08 • 26 • 2025
For years, Surfrider Kaua‘i and partners have fought to protect the coastline of West Kaua‘i from pesticide use on state land that threatens public health, cultural resources, and the environment. Despite these risks, the Hawai‘i Board of Land and Natural Resources (BLNR) granted an exemption allowing Syngenta (now Hartung Brothers) to spray restricted-use pesticides as part of seed research operations on conservation land in Kekaha, just 400 feet from the ocean. The land had originally been permitted for sugarcane farming in 1982, but its use shifted to chemical-intensive seed production without any updated environmental review.
In 2017, Surfrider Foundation, Ke Kauhulu o Mānā, Hawai‘i Alliance for Progressive Action (HAPA), and Koholā Leo, along with a resident plaintiff, filed a lawsuit challenging BLNR’s exemption.
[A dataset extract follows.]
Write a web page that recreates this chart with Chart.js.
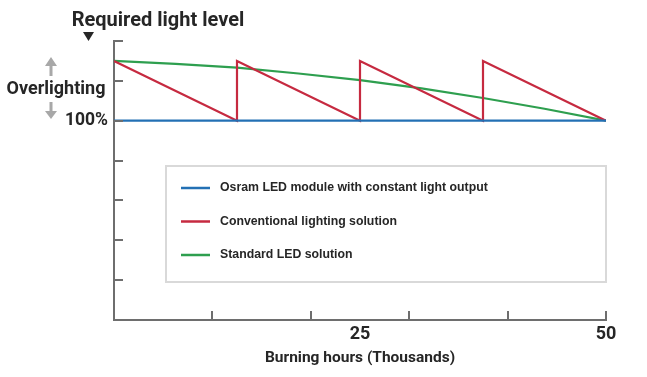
<!DOCTYPE html>
<html>
<head>
<meta charset="utf-8">
<script src="https://cdn.jsdelivr.net/npm/chart.js@4.4.1/dist/chart.umd.min.js"></script>
<style>
  html, body { margin: 0; padding: 0; background: #fff; }
  #wrap { width: 647px; height: 377px; position: relative; }
</style>
</head>
<body>
<div id="wrap"><canvas id="lightChart"></canvas></div>
<script>
// ========================================
// Data
// ========================================
const seriesLabels = [
    'Osram LED module with constant light output',
    'Conventional lighting solution',
    'Standard LED solution'
];
const osramX = [0, 50];
const osramY = [100, 100];
const conventionalX = [0, 12.5, 12.5, 25, 25, 37.5, 37.5, 50];
const conventionalY = [130, 100, 130, 100, 130, 100, 130, 100];
const standardX = [0, 6.25, 12.5, 18.75, 25, 31.25, 37.5, 43.75, 50];
const standardY = [130, 128.5, 126.6, 123.7, 120.4, 116.2, 111.4, 106, 100];
const xTickMarks = [10, 20, 30, 40, 50];
const xTickLabels = [25, 50];
const yTickMarks = [20, 40, 60, 80, 100, 120, 140];
const yTickLabels = { 100: '100%' };

const FONT = "Roboto, 'Liberation Sans', sans-serif";
const TEXT = '#262626';
const AXIS = '#6e6e6e';

function toPoints(xs, ys) {
    return xs.map((x, i) => ({ x: x, y: ys[i] }));
}

// ========================================
// Plugins: inward ticks, annotations, legend box
// ========================================
const decorPlugin = {
    id: 'decor',
    afterDatasetsDraw(chart) {
        const { ctx, chartArea, scales } = chart;
        const x = scales.x, y = scales.y;

        // inward tick marks
        ctx.save();
        ctx.strokeStyle = AXIS;
        ctx.lineWidth = 2;
        ctx.beginPath();
        yTickMarks.forEach(v => {
            const py = Math.round(y.getPixelForValue(v));
            ctx.moveTo(chartArea.left, py);
            ctx.lineTo(chartArea.left + 9, py);
        });
        xTickMarks.forEach(v => {
            const px = Math.round(x.getPixelForValue(v));
            ctx.moveTo(px, chartArea.bottom);
            ctx.lineTo(px, chartArea.bottom - 9);
        });
        ctx.stroke();
        ctx.restore();

        // legend box
        const box = { left: 166, top: 166, right: chartArea.right, bottom: 282 };
        ctx.save();
        ctx.fillStyle = '#fff';
        ctx.fillRect(box.left, box.top, box.right - box.left, box.bottom - box.top);
        ctx.strokeStyle = '#d9d9d9';
        ctx.lineWidth = 2;
        ctx.strokeRect(box.left, box.top, box.right - box.left, box.bottom - box.top);

        ctx.font = "bold 12.3px 'Liberation Sans', Arial, sans-serif";
        ctx.textBaseline = 'middle';
        ctx.fillStyle = TEXT;
        chart.data.datasets.forEach((ds, i) => {
            const ry = 188 + i * 33.5;
            ctx.strokeStyle = ds.borderColor;
            ctx.lineWidth = 2.5;
            ctx.beginPath();
            ctx.moveTo(181, ry);
            ctx.lineTo(210, ry);
            ctx.stroke();
            ctx.fillText(ds.label, 220, ry);
        });
        ctx.restore();
    },
    afterDraw(chart) {
        const { ctx } = chart;
        ctx.save();
        ctx.fillStyle = TEXT;
        ctx.textAlign = 'center';
        ctx.textBaseline = 'alphabetic';
        ctx.font = 'bold 20px ' + FONT;
        ctx.fillText('Required light level', 158, 26);

        // black marker triangle
        ctx.beginPath();
        ctx.moveTo(83, 32);
        ctx.lineTo(94, 32);
        ctx.lineTo(88.5, 41);
        ctx.closePath();
        ctx.fill();

        ctx.font = 'bold 18px ' + FONT;
        ctx.textBaseline = 'middle';
        ctx.fillText('Overlighting', 56, 89);

        // gray arrows
        ctx.strokeStyle = '#a8a8a8';
        ctx.fillStyle = '#a8a8a8';
        ctx.lineWidth = 3;
        ctx.beginPath();
        ctx.moveTo(51, 64); ctx.lineTo(51, 76);
        ctx.moveTo(51, 102); ctx.lineTo(51, 113);
        ctx.stroke();
        ctx.beginPath();
        ctx.moveTo(45, 66); ctx.lineTo(57, 66); ctx.lineTo(51, 57); ctx.closePath();
        ctx.moveTo(45, 111); ctx.lineTo(57, 111); ctx.lineTo(51, 119); ctx.closePath();
        ctx.fill();
        ctx.restore();
    }
};

// ========================================
// Chart
// ========================================
const chartEl = document.getElementById('lightChart');
new Chart(chartEl, {
    type: 'line',
    data: {
        datasets: [{
            label: seriesLabels[0],
            data: toPoints(osramX, osramY),
            borderColor: '#2370b4',
            borderWidth: 2.2
        }, {
            label: seriesLabels[1],
            data: toPoints(conventionalX, conventionalY),
            borderColor: '#c62a40',
            borderWidth: 2.2
        }, {
            label: seriesLabels[2],
            data: toPoints(standardX, standardY),
            borderColor: '#2e9f4f',
            borderWidth: 2.2
        }]
    },
    options: {
        responsive: true,
        maintainAspectRatio: false,
        animation: false,
        elements: { point: { radius: 0 }, line: { tension: 0 } },
        layout: { padding: { top: 41, right: 41, left: 0, bottom: 0 } },
        plugins: { legend: { display: false }, tooltip: { enabled: false } },
        scales: {
            x: {
                type: 'linear',
                min: 0,
                max: 50,
                grid: { display: false, drawTicks: false },
                border: { display: true, color: AXIS, width: 2 },
                ticks: {
                    stepSize: 5,
                    autoSkip: false,
                    maxRotation: 0,
                    padding: 4,
                    color: TEXT,
                    font: { family: FONT, size: 18, weight: 'bold' },
                    callback: v => xTickLabels.includes(v) ? String(v) : ''
                },
                title: {
                    display: true,
                    text: 'Burning hours (Thousands)',
                    color: TEXT,
                    font: { family: FONT, size: 15.5, weight: 'bold' },
                    padding: { top: 0, bottom: 10 }
                },
                afterFit: scale => { scale.height = 57; }
            },
            y: {
                min: 0,
                max: 140,
                grid: { display: false, drawTicks: false },
                border: { display: true, color: AXIS, width: 2 },
                ticks: {
                    stepSize: 20,
                    padding: 6,
                    color: TEXT,
                    font: { family: FONT, size: 17.5, weight: 'bold' },
                    callback: v => yTickLabels[v] || ''
                },
                afterFit: scale => { scale.width = 114; }
            }
        }
    },
    plugins: [decorPlugin]
});
</script>
</body>
</html>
After years of litigation, the Hawai‘i Supreme Court issued a landmark ruling in August 2025, finding that BLNR acted improperly and failed to justify its exemption. The Court held that agencies must require an Environmental Assessment before approving or extending land uses on state property when there is a potential for significant environmental effects.
The Court’s decision makes clear that agencies cannot rely on outdated permits to avoid environmental review and that whether an exemption is proper is a legal question, not one agencies can fix after the fact. By requiring full environmental assessment, the ruling affirms the mandates of the Hawai‘i Environmental Policy Act, which compels agencies to take a hard look at potential and cumulative impacts before granting approvals.
This ruling is a critical victory for West Kaua‘i communities, where residents have long raised concerns about pesticide drift, runoff, and impacts to beaches and cultural sites. It strengthens environmental protections statewide by ensuring that harmful activities cannot proceed on public lands without proper study of their impacts.